[BEGIN Data segment]
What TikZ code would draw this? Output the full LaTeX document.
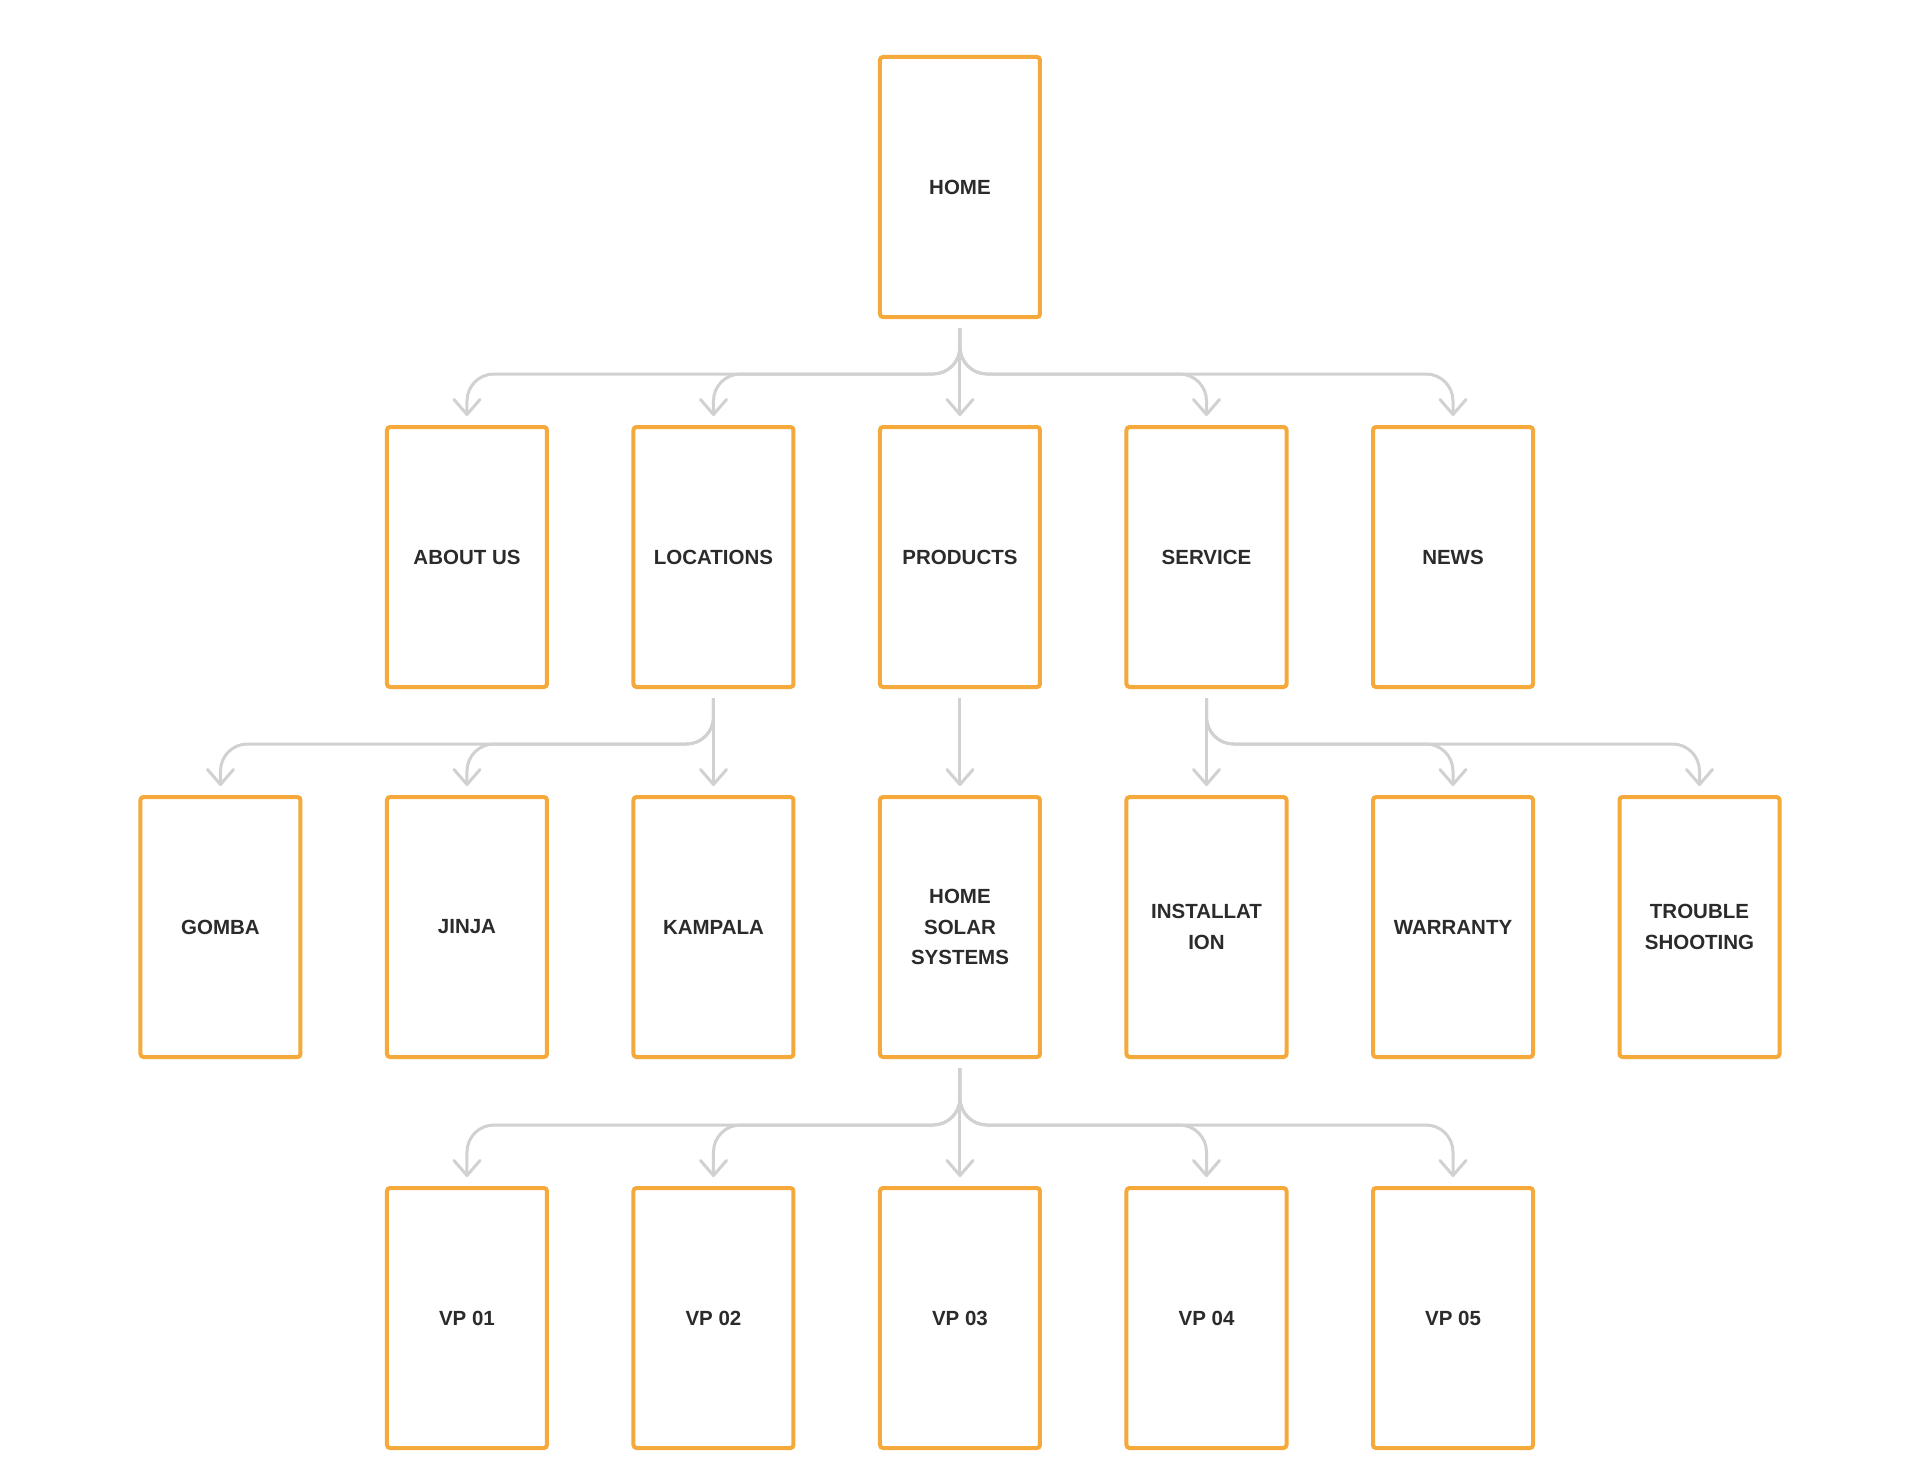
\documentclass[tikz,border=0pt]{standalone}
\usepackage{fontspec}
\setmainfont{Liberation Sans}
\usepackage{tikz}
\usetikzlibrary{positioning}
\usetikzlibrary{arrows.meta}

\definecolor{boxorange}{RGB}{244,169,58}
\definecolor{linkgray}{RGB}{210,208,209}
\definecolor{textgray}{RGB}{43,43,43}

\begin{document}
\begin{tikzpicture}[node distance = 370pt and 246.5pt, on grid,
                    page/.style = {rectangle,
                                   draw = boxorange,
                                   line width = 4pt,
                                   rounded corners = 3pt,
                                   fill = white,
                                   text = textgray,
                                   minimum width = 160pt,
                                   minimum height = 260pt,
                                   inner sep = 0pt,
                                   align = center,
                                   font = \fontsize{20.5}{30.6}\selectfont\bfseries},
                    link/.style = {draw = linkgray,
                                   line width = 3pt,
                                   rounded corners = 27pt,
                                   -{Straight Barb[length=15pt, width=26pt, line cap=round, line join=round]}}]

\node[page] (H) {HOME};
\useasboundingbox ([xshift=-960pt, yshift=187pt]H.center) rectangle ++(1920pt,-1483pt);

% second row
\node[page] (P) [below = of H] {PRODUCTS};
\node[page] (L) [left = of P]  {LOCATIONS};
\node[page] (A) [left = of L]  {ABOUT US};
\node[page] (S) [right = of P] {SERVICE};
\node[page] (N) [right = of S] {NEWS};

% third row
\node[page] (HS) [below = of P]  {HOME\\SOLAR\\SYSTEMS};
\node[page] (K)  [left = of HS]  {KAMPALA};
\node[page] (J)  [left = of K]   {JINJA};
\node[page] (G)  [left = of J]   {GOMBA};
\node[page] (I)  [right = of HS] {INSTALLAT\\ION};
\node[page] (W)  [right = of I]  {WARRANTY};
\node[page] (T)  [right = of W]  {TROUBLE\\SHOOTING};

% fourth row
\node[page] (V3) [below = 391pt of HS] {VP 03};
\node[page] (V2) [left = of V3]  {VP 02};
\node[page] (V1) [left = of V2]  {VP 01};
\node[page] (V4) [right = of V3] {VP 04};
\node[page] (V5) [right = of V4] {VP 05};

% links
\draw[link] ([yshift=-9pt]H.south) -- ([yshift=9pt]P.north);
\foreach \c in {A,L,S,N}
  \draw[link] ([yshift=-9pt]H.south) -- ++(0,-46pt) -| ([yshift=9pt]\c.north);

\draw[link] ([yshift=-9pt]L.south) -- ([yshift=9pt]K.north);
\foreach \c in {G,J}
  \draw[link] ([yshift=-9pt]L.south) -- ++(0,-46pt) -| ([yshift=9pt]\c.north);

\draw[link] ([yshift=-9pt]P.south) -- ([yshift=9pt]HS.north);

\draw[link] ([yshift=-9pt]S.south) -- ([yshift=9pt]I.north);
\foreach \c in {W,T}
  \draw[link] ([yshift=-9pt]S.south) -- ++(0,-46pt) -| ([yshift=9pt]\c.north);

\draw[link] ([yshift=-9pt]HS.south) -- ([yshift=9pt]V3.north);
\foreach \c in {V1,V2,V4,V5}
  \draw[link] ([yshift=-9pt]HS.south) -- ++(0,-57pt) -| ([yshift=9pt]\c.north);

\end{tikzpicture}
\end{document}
[END Data segment]
▸ Task objective:
Restate the data above word for word. Do not include the images.

▸ Solution to this exercise:
What TikZ code would draw this? Output the full LaTeX document.
\documentclass[tikz,border=0pt]{standalone}
\usepackage{fontspec}
\setmainfont{Liberation Sans}
\usepackage{tikz}
\usetikzlibrary{positioning}
\usetikzlibrary{arrows.meta}

\definecolor{boxorange}{RGB}{244,169,58}
\definecolor{linkgray}{RGB}{210,208,209}
\definecolor{textgray}{RGB}{43,43,43}

\begin{document}
\begin{tikzpicture}[node distance = 370pt and 246.5pt, on grid,
                    page/.style = {rectangle,
                                   draw = boxorange,
                                   line width = 4pt,
                                   rounded corners = 3pt,
                                   fill = white,
                                   text = textgray,
                                   minimum width = 160pt,
                                   minimum height = 260pt,
                                   inner sep = 0pt,
                                   align = center,
                                   font = \fontsize{20.5}{30.6}\selectfont\bfseries},
                    link/.style = {draw = linkgray,
                                   line width = 3pt,
                                   rounded corners = 27pt,
                                   -{Straight Barb[length=15pt, width=26pt, line cap=round, line join=round]}}]

\node[page] (H) {HOME};
\useasboundingbox ([xshift=-960pt, yshift=187pt]H.center) rectangle ++(1920pt,-1483pt);

% second row
\node[page] (P) [below = of H] {PRODUCTS};
\node[page] (L) [left = of P]  {LOCATIONS};
\node[page] (A) [left = of L]  {ABOUT US};
\node[page] (S) [right = of P] {SERVICE};
\node[page] (N) [right = of S] {NEWS};

% third row
\node[page] (HS) [below = of P]  {HOME\\SOLAR\\SYSTEMS};
\node[page] (K)  [left = of HS]  {KAMPALA};
\node[page] (J)  [left = of K]   {JINJA};
\node[page] (G)  [left = of J]   {GOMBA};
\node[page] (I)  [right = of HS] {INSTALLAT\\ION};
\node[page] (W)  [right = of I]  {WARRANTY};
\node[page] (T)  [right = of W]  {TROUBLE\\SHOOTING};

% fourth row
\node[page] (V3) [below = 391pt of HS] {VP 03};
\node[page] (V2) [left = of V3]  {VP 02};
\node[page] (V1) [left = of V2]  {VP 01};
\node[page] (V4) [right = of V3] {VP 04};
\node[page] (V5) [right = of V4] {VP 05};

% links
\draw[link] ([yshift=-9pt]H.south) -- ([yshift=9pt]P.north);
\foreach \c in {A,L,S,N}
  \draw[link] ([yshift=-9pt]H.south) -- ++(0,-46pt) -| ([yshift=9pt]\c.north);

\draw[link] ([yshift=-9pt]L.south) -- ([yshift=9pt]K.north);
\foreach \c in {G,J}
  \draw[link] ([yshift=-9pt]L.south) -- ++(0,-46pt) -| ([yshift=9pt]\c.north);

\draw[link] ([yshift=-9pt]P.south) -- ([yshift=9pt]HS.north);

\draw[link] ([yshift=-9pt]S.south) -- ([yshift=9pt]I.north);
\foreach \c in {W,T}
  \draw[link] ([yshift=-9pt]S.south) -- ++(0,-46pt) -| ([yshift=9pt]\c.north);

\draw[link] ([yshift=-9pt]HS.south) -- ([yshift=9pt]V3.north);
\foreach \c in {V1,V2,V4,V5}
  \draw[link] ([yshift=-9pt]HS.south) -- ++(0,-57pt) -| ([yshift=9pt]\c.north);

\end{tikzpicture}
\end{document}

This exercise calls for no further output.